Embedded functions that can benefit from this technology include:

- Key value pair databases
- Networking search functions
- **❖** Machine Learning
- Computation
- **❖** Algorithm acceleration
- Security analysis
- **❖** And more

#### MoSys will focus on:

- Embedded applications
- ❖ Apps that require high random-access rate data
- Applications requiring low latency

Target markets where these functions are used include:

- ❖ Smart NICs
- Security appliances
- Network hardware
- **❖** Datacenter acceleration cards
- ❖ 5G edge compute
- ❖ Aerospace and &Defense

- High-performance computing
- High speed test and measurement equipment
- And more

#### **Summary**

As more and more applications rely on analysis of unstructured and random data, compute accelerators will continue to gain importance and will migrate to the edge of the network in order to address the need for reducing latency and increasing processing throughput for common functions.

MoSys virtualized accelerator engine technology and products are designed to accelerate embedded storage, search and classification applications which require high random-access rate of finite data structures while insulating today's engineers from the minutiae of programming firmware and hardware.
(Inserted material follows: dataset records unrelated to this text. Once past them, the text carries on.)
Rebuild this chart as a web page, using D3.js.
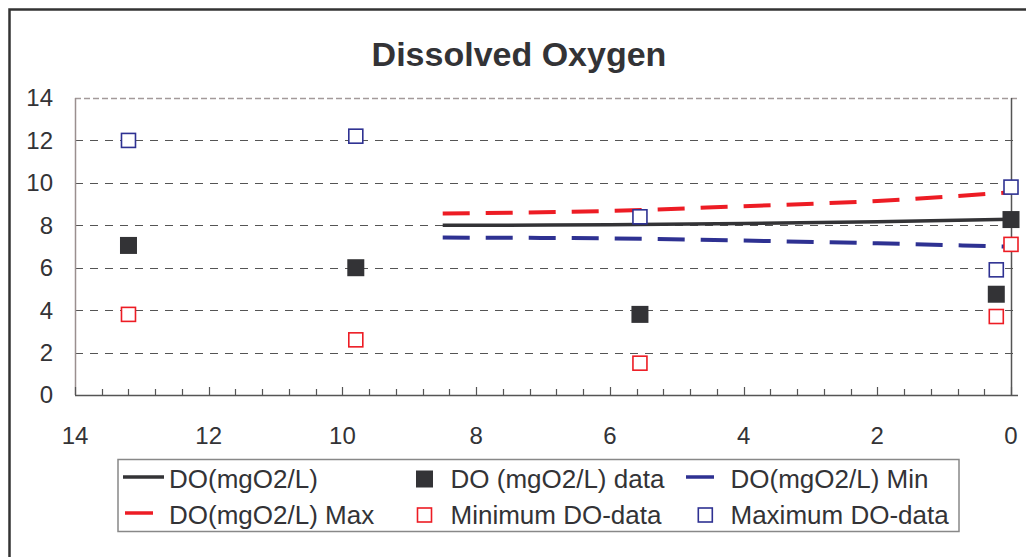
<!DOCTYPE html>
<html>
<head>
<meta charset="utf-8">
<script src="https://cdn.jsdelivr.net/npm/d3@7"></script>
<style>
  html, body { margin: 0; padding: 0; background: #fff; }
  svg { display: block; font-family: "Liberation Sans", Arial, sans-serif; }
</style>
</head>
<body>
<svg id="chart" width="1026" height="557"></svg>
<script>
// ---- Data ----
const title = "Dissolved Oxygen";
const sampleX = [13.2, 9.8, 5.55, 0.22, 0];
const doData = [7.05, 6.0, 3.8, 4.75, 8.27];
const minData = [3.8, 2.6, 1.5, 3.7, 7.1];
const maxData = [12.0, 12.2, 8.4, 5.9, 9.8];
const modelX = [8.5, 6, 4, 2, 0];
const doModel = [8.0, 8.02, 8.08, 8.17, 8.29];
const doMax = [8.55, 8.68, 8.9, 9.15, 9.56];
const doMin = [7.42, 7.38, 7.28, 7.15, 6.99];
const yTicks = [0, 2, 4, 6, 8, 10, 12, 14];
const xTicks = [14, 12, 10, 8, 6, 4, 2, 0];
const legendLabels = ["DO(mgO2/L)", "DO (mgO2/L) data", "DO(mgO2/L) Min",
                      "DO(mgO2/L) Max", "Minimum DO-data", "Maximum DO-data"];

// ---- Styles ----
const cBlack = "#333336", cRed = "#ed1c24", cBlue = "#2e3192", cText = "#333336";

const svg = d3.select("#chart");
const L = 75, R = 1011, T = 98, B = 395, gridR = 1018;

const x = d3.scaleLinear().domain([14, 0]).range([L, R]);
const y = d3.scaleLinear().domain([0, 14]).range([B, T]);

// outer frame
svg.append("path").attr("d", `M9.5,${557+5} L9.5,9.5 L${1026+5},9.5`)
  .attr("fill", "none").attr("stroke", "#333").attr("stroke-width", 2.5);

// title
svg.append("text").attr("x", 519).attr("y", 66).attr("text-anchor", "middle")
  .attr("font-size", 34).attr("font-weight", "bold").attr("fill", cText).text(title);

// gridlines
svg.append("g").selectAll("line").data(yTicks.filter(d => d > 0)).join("line")
  .attr("x1", L).attr("x2", gridR)
  .attr("y1", d => Math.round(y(d)) + 0.5).attr("y2", d => Math.round(y(d)) + 0.5)
  .attr("stroke", d => d === 14 ? "#a39a9a" : "#555")
  .attr("stroke-width", d => d === 14 ? 1.5 : 1.2)
  .attr("stroke-dasharray", d => d === 14 ? "6,3" : "8,7");

// left axis line
svg.append("line").attr("x1", L + 0.5).attr("x2", L + 0.5).attr("y1", T).attr("y2", B)
  .attr("stroke", "#9a8f8f").attr("stroke-width", 1.5);
// right vertical line
svg.append("line").attr("x1", R + 0.5).attr("x2", R + 0.5).attr("y1", T).attr("y2", B)
  .attr("stroke", "#555").attr("stroke-width", 1.5);

// y tick labels
svg.append("g").selectAll("text").data(yTicks).join("text")
  .attr("x", 53).attr("y", d => y(d)).attr("dy", "0.35em")
  .attr("text-anchor", "end").attr("font-size", 24).attr("fill", cText)
  .text(d => d);

// x axis (ticks inward)
const minorTicks = d3.range(0, 14.0001, 0.4).map(v => +v.toFixed(1));
const xAxisG = svg.append("g");
xAxisG.append("line").attr("x1", L).attr("x2", gridR).attr("y1", B + 0.5).attr("y2", B + 0.5)
  .attr("stroke", "#555").attr("stroke-width", 1.5);
xAxisG.selectAll("line.minor").data(minorTicks).join("line").attr("class", "minor")
  .attr("x1", d => Math.round(x(d)) + 0.5).attr("x2", d => Math.round(x(d)) + 0.5)
  .attr("y1", B).attr("y2", d => (Math.abs(d / 2 - Math.round(d / 2)) < 1e-6) ? B - 8 : B - 6)
  .attr("stroke", "#555").attr("stroke-width", 1.2);
xAxisG.selectAll("text").data(xTicks).join("text")
  .attr("x", d => x(d)).attr("y", 444)
  .attr("text-anchor", "middle").attr("font-size", 24).attr("fill", cText)
  .text(d => d);

// model lines
const line = d3.line().x(d => x(d[0])).y(d => y(d[1])).curve(d3.curveMonotoneX);
svg.append("path").datum(modelX.map((v, i) => [v, doMax[i]]))
  .attr("d", line).attr("fill", "none").attr("stroke", cRed).attr("stroke-width", 4)
  .attr("stroke-dasharray", "27,16");
svg.append("path").datum(modelX.map((v, i) => [v, doMin[i]]))
  .attr("d", line).attr("fill", "none").attr("stroke", cBlue).attr("stroke-width", 4)
  .attr("stroke-dasharray", "27,16");
svg.append("path").datum(modelX.map((v, i) => [v, doModel[i]]))
  .attr("d", line).attr("fill", "none").attr("stroke", cBlack).attr("stroke-width", 3.5);

// data markers
function openSquares(vals, color) {
  svg.append("g").selectAll("rect").data(sampleX.map((v, i) => [v, vals[i]])).join("rect")
    .attr("x", d => x(d[0]) - 7).attr("y", d => y(d[1]) - 7)
    .attr("width", 14).attr("height", 14)
    .attr("fill", "#fff").attr("stroke", color).attr("stroke-width", 1.6);
}
openSquares(minData, cRed);
openSquares(maxData, cBlue);
svg.append("g").selectAll("rect").data(sampleX.map((v, i) => [v, doData[i]])).join("rect")
  .attr("x", d => x(d[0]) - 8.5).attr("y", d => y(d[1]) - 8.5)
  .attr("width", 17).attr("height", 17).attr("fill", cBlack);

// legend
const lg = svg.append("g");
lg.append("rect").attr("x", 118).attr("y", 459.5).attr("width", 841).attr("height", 72)
  .attr("fill", "#fff").attr("stroke", "#888").attr("stroke-width", 1.5);
const rowY = [479, 515];
const textX = [169, 450.5, 730.5];
const items = [
  {type: "line", color: cBlack, x1: 123, x2: 164},
  {type: "fill", color: cBlack},
  {type: "line", color: cBlue, x1: 686, x2: 714},
  {type: "line", color: cRed, x1: 125, x2: 153},
  {type: "open", color: cRed},
  {type: "open", color: cBlue}
];
const symX = [0, 424.5, 0, 0, 424.5, 705.3];
items.forEach((it, i) => {
  const r = Math.floor(i / 3), c = i % 3;
  const cy = rowY[r];
  if (it.type === "line") {
    lg.append("line").attr("x1", it.x1).attr("x2", it.x2).attr("y1", cy - 2).attr("y2", cy - 2)
      .attr("stroke", it.color).attr("stroke-width", 3.5);
  } else if (it.type === "fill") {
    lg.append("rect").attr("x", symX[i] - 8.5).attr("y", cy - 8.5).attr("width", 17).attr("height", 17)
      .attr("fill", it.color);
  } else {
    lg.append("rect").attr("x", symX[i] - 7).attr("y", cy - 7).attr("width", 14).attr("height", 14)
      .attr("fill", "#fff").attr("stroke", it.color).attr("stroke-width", 1.6);
  }
  lg.append("text").attr("x", textX[c]).attr("y", cy + 8.5)
    .attr("font-size", 26).attr("fill", cText).text(legendLabels[i]);
});
</script>
</body>
</html>
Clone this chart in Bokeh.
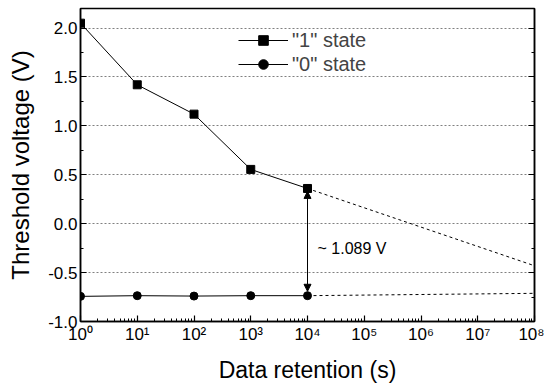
from bokeh.plotting import figure
from bokeh.models import (LinearAxis, SingleIntervalTicker, FixedTicker, Legend, LegendItem,
                          Arrow, NormalHead, Label, NumeralTickFormatter, CustomLabelingPolicy,
                          CustomJSTickFormatter)
from bokeh.embed import file_html
from bokeh.resources import INLINE

# ---- data ----
times = [1, 10, 100, 1000, 10000]
state1 = [2.05, 1.42, 1.12, 0.555, 0.36]
state0 = [-0.743, -0.736, -0.74, -0.736, -0.736]
extrap_t = [1e4, 1e8]
extrap1 = [0.36, -0.43]
extrap0 = [-0.736, -0.712]
window_label = "~ 1.089 V"
x_ticks = [10 ** k for k in range(9)]
sup = {0: "⁰", 1: "¹", 2: "²", 3: "³", 4: "⁴", 5: "⁵", 6: "⁶", 7: "⁷", 8: "⁸"}
x_tick_labels = {10 ** k: "10" + sup[k] for k in range(9)}

FONT = "Liberation Sans"

p = figure(width=544, height=385, x_axis_type="log", x_range=(1, 1e8), y_range=(-1.0, 2.2),
           output_backend="svg", toolbar_location=None,
           min_border_left=80, min_border_right=10, min_border_top=8, min_border_bottom=61)
p.outline_line_color = "black"
p.outline_line_width = 1.5
p.background_fill_color = "white"
p.border_fill_color = "white"

# grids
p.xgrid.visible = False
p.ygrid.ticker = SingleIntervalTicker(interval=0.5)
p.ygrid.grid_line_color = "#808080"
p.ygrid.grid_line_dash = "2 2"
p.ygrid.grid_line_width = 1

# x axis
xa = p.xaxis[0]
xa.ticker = FixedTicker(ticks=x_ticks,
                        minor_ticks=[m * 10 ** k for k in range(8) for m in range(2, 10)])
xa.major_label_overrides = x_tick_labels
xa.axis_label = "Data retention (s)"

# y axis
ya = p.yaxis[0]
ya.ticker = SingleIntervalTicker(interval=0.5, num_minor_ticks=2)
ya.formatter = NumeralTickFormatter(format="0.0")
ya.axis_label = "Threshold voltage (V)"

for ax in (xa, ya):
    ax.axis_line_color = "black"
    ax.axis_line_width = 1.5
    ax.major_tick_in = 6
    ax.major_tick_out = 0
    ax.minor_tick_in = 3
    ax.minor_tick_out = 0
    ax.major_tick_line_width = 1.2
    ax.minor_tick_line_width = 1
    ax.major_tick_line_color = "black"
    ax.minor_tick_line_color = "black"
    ax.major_label_text_font = FONT
    ax.major_label_text_font_size = "17px"
    ax.major_label_text_color = "black"
    ax.axis_label_text_font = FONT
    ax.axis_label_text_font_style = "normal"
    ax.axis_label_text_color = "black"
xa.axis_label_text_font_size = "23px"
ya.axis_label_text_font_size = "24px"
xa.major_label_standoff = 3
xa.axis_label_standoff = 10
ya.major_label_standoff = 3
ya.axis_label_standoff = 11

# right axis with inside ticks only, no labels
ra = LinearAxis(ticker=SingleIntervalTicker(interval=0.5, num_minor_ticks=2))
ra.formatter = CustomJSTickFormatter(code="return ''")
ra.major_label_policy = CustomLabelingPolicy(
    code="for (let i = 0; i < indices.size; i++) { indices.unset(i) }; return indices")
ra.major_label_standoff = 0
ra.axis_line_color = "black"
ra.axis_line_width = 1.5
ra.major_tick_in = 6
ra.major_tick_out = 0
ra.minor_tick_in = 3
ra.minor_tick_out = 0
p.add_layout(ra, "right")

# data
l1 = p.line(times, state1, line_color="black", line_width=1)
s1 = p.scatter(times, state1, marker="square", size=8, color="black")
l0 = p.line(times, state0, line_color="black", line_width=1)
s0 = p.scatter(times, state0, marker="circle", size=8, color="black")
p.line(extrap_t, extrap1, line_color="black", line_width=1, line_dash="3 3")
p.line(extrap_t, extrap0, line_color="black", line_width=1, line_dash="3 3")

# arrow between states at 10^4
p.add_layout(Arrow(x_start=times[-1], y_start=state1[-1] - 0.03,
                   x_end=times[-1], y_end=state0[-1] + 0.045,
                   line_color="black", line_width=1,
                   start=NormalHead(size=7, fill_color="black", line_color="black"),
                   end=NormalHead(size=7, fill_color="black", line_color="black")))
p.add_layout(Label(x=1.5e4, y=-0.25, text=window_label, text_font=FONT,
                   text_font_size="16px", text_baseline="middle", text_color="black"))

legend = Legend(items=[LegendItem(label='"1" state', renderers=[l1, s1]),
                       LegendItem(label='"0" state', renderers=[l0, s0])],
                location=(158, 245), orientation="vertical")
legend.background_fill_alpha = 0
legend.border_line_alpha = 0
legend.padding = 0
legend.margin = 0
legend.spacing = 0
legend.glyph_width = 50
legend.glyph_height = 24
legend.label_height = 24
legend.label_standoff = 4
legend.label_text_font = FONT
legend.label_text_font_size = "20px"
legend.label_text_baseline = "middle"
p.add_layout(legend, "center")

open("out.html", "w").write(file_html(p, INLINE))
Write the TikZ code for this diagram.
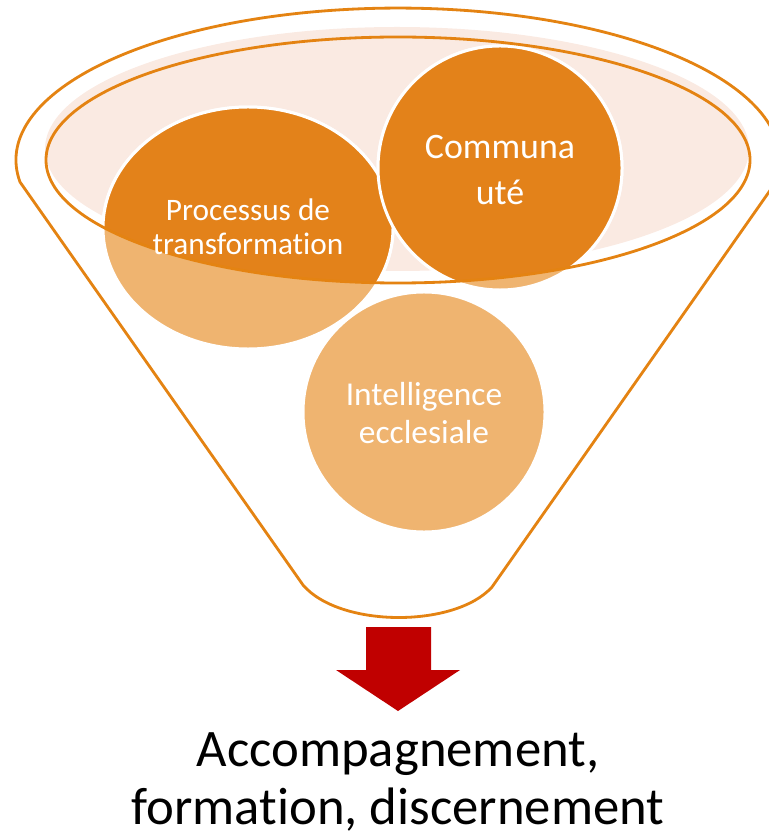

Since the API is common, the same virtualized accelerator engine software can be used from the central part of a system and its use can be replicated to the edges, making it a cost-effective solution for broad deployment thus achieving a high degree of platform portability.

Finally, the virtualized function and the common API work together to provide for future proofed road maps that can incorporate higher levels of hardware acceleration, future improvements in silicon technology and expanded capacity ranges.